Open LCA is chosen for its flexibility in specifying material processes and flows, an important factor where non-conventional construction materials are used. The method of handling recycled credits used is the closed loop method, in which all burdens of production are attributed to the first life cycle of the material. Therefore, for end of life wastes applied in the envelope, initial production burdens of the tires, PET bottles and papers are excluded from the model which focuses exclusively on envelope application.

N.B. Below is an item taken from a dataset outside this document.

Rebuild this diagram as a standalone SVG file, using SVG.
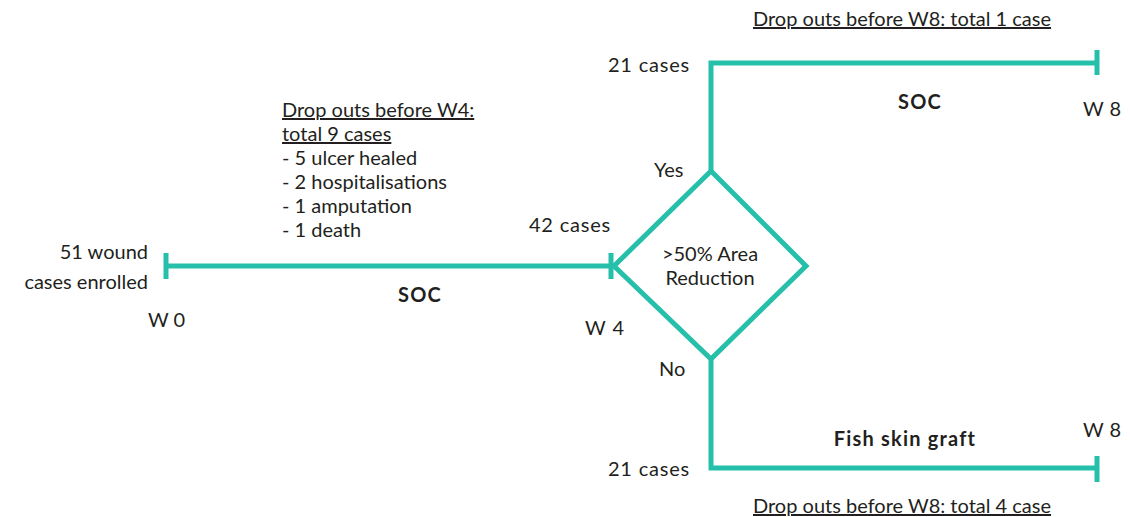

Material production, recovery and recycling methods in the life cycle inventory are gathered from relevant literature and databases such as those of the Athena Sustainable Materials Institute.

The TRACI impact calculation method by US Environmental Protection Agency is includes the most geographically relevant impact categories for North America including: acidification potential (elements) (AP) in kgSO2eq, carcinogenics (fossil fuels) (HTPc) in CTUh,  ecotoxicity potential (ETP) in CTUe, eutrophication potential (EP) in kgNeq, fossil fuel depletion potential (FFDP) in MJ surplus, global warming potential (GWP) measured in kgC2Oeq, non-carcinogenics (HTPnc) in CTUh, ozone layer depletion potential (ODP) in kgCFC-11eq, respiratory effects (RE) in kgPM2.5eq, smog formation potential (STP) in kgO3eq. The analysis demonstrates reductions of about 70-80% for most impact categories in the design cases, within margins of 1-5% of one another while smog formation tends towards a 65-70% reduction (Figure 3). The use of cellulose fibre insulation in Designs 1, 2 and 4 leads to an 80% increase in fossil fuel depletion potential from the base case and Design 3.